Cramped, overcrowded and dense, the Indian city is a sweltering cauldron of humanity that seems to palpably boil in the sweaty odours of summer, the heat making more putrid the air that occupies the slivers of space between streets, the narrow gaps between buildings and the no-more-than-arms-length distance between windows of neighbours. The city is getting claustrophobic as “one room” tenements housing a majority of our urban masses compete with unauthorised commercial structures sprouting like promises in an election speech.
There’s no respite for the sun-scorched eye as every inch is occupied, tier upon tier, building upon slums, high-mid and low-rise emerging like ugly protrusions. Imagine an unending picture without mount or frame, or, worse, a collage of patterns intersecting, overlapping and random. The Indian city is imploding in acts of mindless and short-term urban planning.
Where is the white space in this canvas of construction — the space that allows one to savour the essential elements of the city, its architecture, its opaque volumes and its mundane life. White space is what allows us to celebrate the city as a collage and not see it as clutter. It’s where the Mumbaikar or the Dilliwallah steps back, gets room to see the city from outside rather than “unseeing” it from within, where he is more voyeur and less participant.

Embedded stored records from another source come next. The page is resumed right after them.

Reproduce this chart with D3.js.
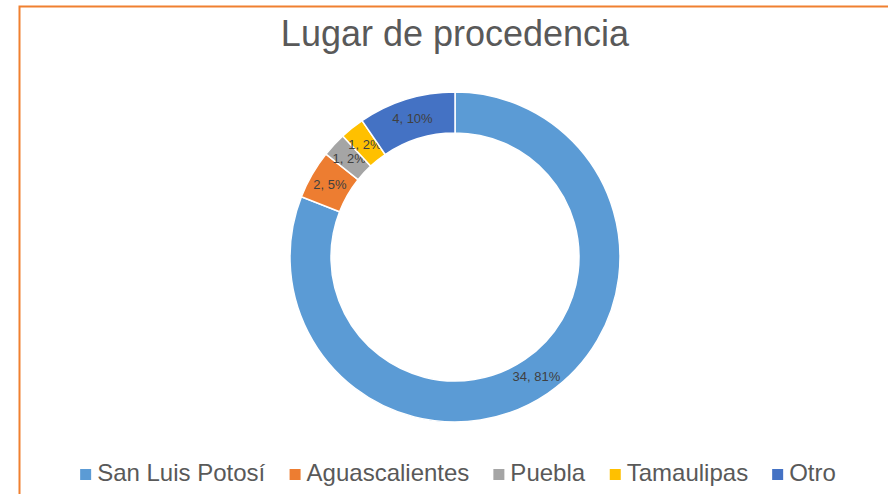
<!DOCTYPE html>
<html>
<head>
<meta charset="utf-8">
<script src="https://cdn.jsdelivr.net/npm/d3@7"></script>
<style>
  body { margin: 0; background: #fff; }
  svg { display: block; font-family: "Liberation Sans", Arial, sans-serif; }
</style>
</head>
<body>
<div id="chart"></div>
<script>
// Data
const categories = ["San Luis Potosí", "Aguascalientes", "Puebla", "Tamaulipas", "Otro"];
const counts = [34, 2, 1, 1, 4];
const percents = ["81%", "5%", "2%", "2%", "10%"];
const colors = ["#5B9BD5", "#ED7D31", "#A5A5A5", "#FFC000", "#4472C4"];

const W = 888, H = 494;
const cx = 455, cy = 257;
const outerR = 165, innerR = 124;

const svg = d3.select("#chart")
    .append("svg")
    .attr("width", W)
    .attr("height", H);

// chart frame (orange border, cut off at right/bottom)
svg.append("rect")
    .attr("x", 19.5)
    .attr("y", 6.5)
    .attr("width", W + 10)
    .attr("height", H + 10)
    .attr("fill", "#fff")
    .attr("stroke", "#F08030")
    .attr("stroke-width", 2);

// Title
svg.append("text")
    .attr("x", cx)
    .attr("y", 46)
    .attr("text-anchor", "middle")
    .style("font-size", "36px")
    .style("fill", "#595959")
    .text("Lugar de procedencia");

const data = categories.map((c, i) => ({ name: c, value: counts[i], pct: percents[i], color: colors[i] }));

const pie = d3.pie()
    .sort(null)
    .value(d => d.value);

const arc = d3.arc()
    .innerRadius(innerR)
    .outerRadius(outerR);

const g = svg.append("g")
    .attr("transform", `translate(${cx},${cy})`);

const arcs = g.selectAll(".slice")
    .data(pie(data))
    .enter()
    .append("g")
    .attr("class", "slice");

arcs.append("path")
    .attr("d", arc)
    .attr("fill", d => d.data.color)
    .attr("stroke", "#fff")
    .attr("stroke-width", 1.5);

// data labels
arcs.append("text")
    .attr("transform", d => {
        const c = arc.centroid(d);
        return `translate(${c[0]},${c[1]})`;
    })
    .attr("dy", "0.35em")
    .attr("text-anchor", "middle")
    .style("font-size", "13px")
    .style("fill", "#404040")
    .text(d => `${d.data.value}, ${d.data.pct}`);

// Legend
const legend = svg.append("g")
    .attr("class", "legend");

const legendItems = legend.selectAll(".legend-item")
    .data(data)
    .enter()
    .append("g")
    .attr("class", "legend-item");

legendItems.append("rect")
    .attr("y", -12)
    .attr("width", 11)
    .attr("height", 11)
    .attr("fill", d => d.color);

legendItems.append("text")
    .attr("x", 17)
    .attr("y", 0)
    .style("font-size", "24px")
    .style("fill", "#595959")
    .text(d => d.name);

// lay out legend items horizontally, centered
let xPos = 0;
const gap = 24;
legendItems.each(function() {
    const w = this.getBBox().width;
    d3.select(this).attr("transform", `translate(${xPos},0)`);
    xPos += w + gap;
});
const totalW = xPos - gap;
legend.attr("transform", `translate(${cx - totalW / 2 + 3},${481})`);
</script>
</body>
</html>
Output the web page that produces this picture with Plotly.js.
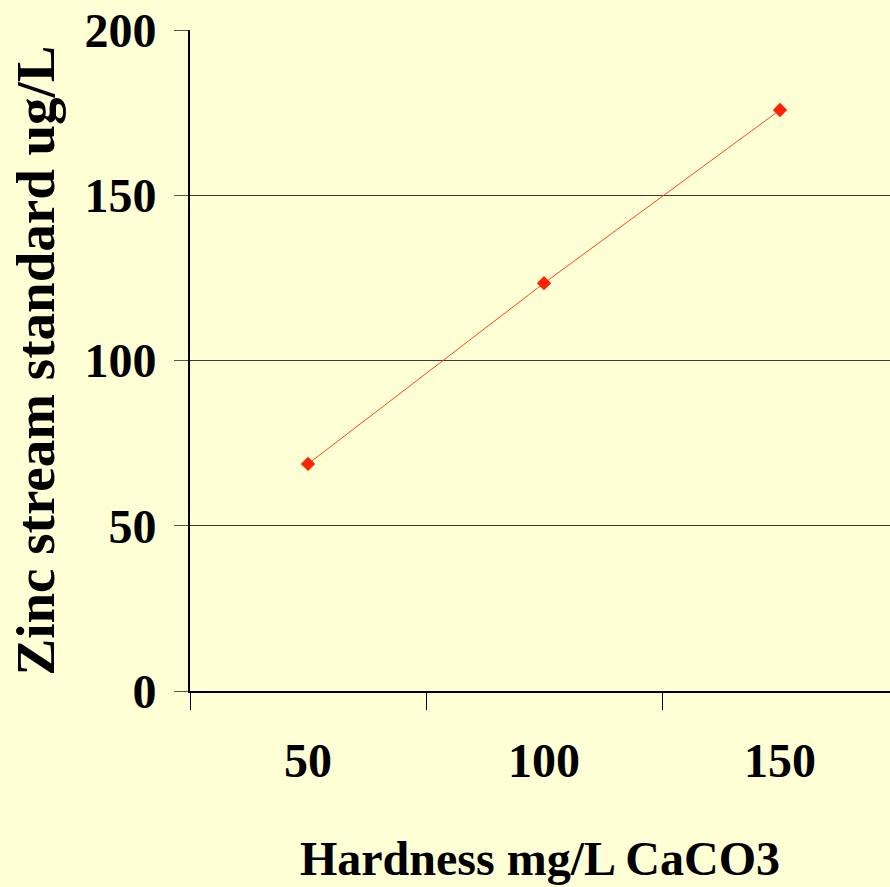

It’s not about making the city uniform like Santorini in Greece or even the pink remnants of Jaipur, but about creating spaces where we may rejoice in our disparity. This white space is not a minimalist Zen-like haven where we build less; cities like Tokyo, New York and even Singapore have a higher densities but they also allow a sense of quietude. Our cities could do with some of this to balance their kaleidoscopic vibrancy.
The park and its bench; the open maidan and fountain; the waterfront, deck and bridge; the promenade, gallery and subway — all these make for the perspective of “white space”. It’s not just about the spaces we use but also about the spaces that rise between spaces to create columns of sky and green, buildings that arrange themselves into beautiful skylines, opening roofs to courts that shape the sky, designing voids within and between that form a contrast with the saturated concrete jungle. They provide the mouthfuls of air, the gasp and the gulp that draw the line between existing and living. The Indian urbanspace needs these space not just at its seams and fringes or only in its elitist centres but so its teeming populace can exult.
White space is what holds up a mirror to ourselves. Where we can slow down to gaze into the eyes of the seemingly unimportant, something we have forgotten to do in the ride on the urban travel-ator that runs on time and task. Perhaps it’s time we got off the “chalta hai” bandwagon, even if for a few moments, and stood in the shelter of this white space and focussed on broken sidewalks, peeling billboards, paan-stained stairwells, dengue-ridden garbage bins, dusty shanties and asked ourselves a simple question…what do I see?
The need to insert white space may seem inconsequential and meaningless but it is the equivalent of Aamir Khan’s Satyamev Jayate. It is a feature that applauds “real” values and courage; it is that mirror which enables us to see ourselves for who we are and then dare to become the people it celebrates. White space is where hope is enabled to breathe.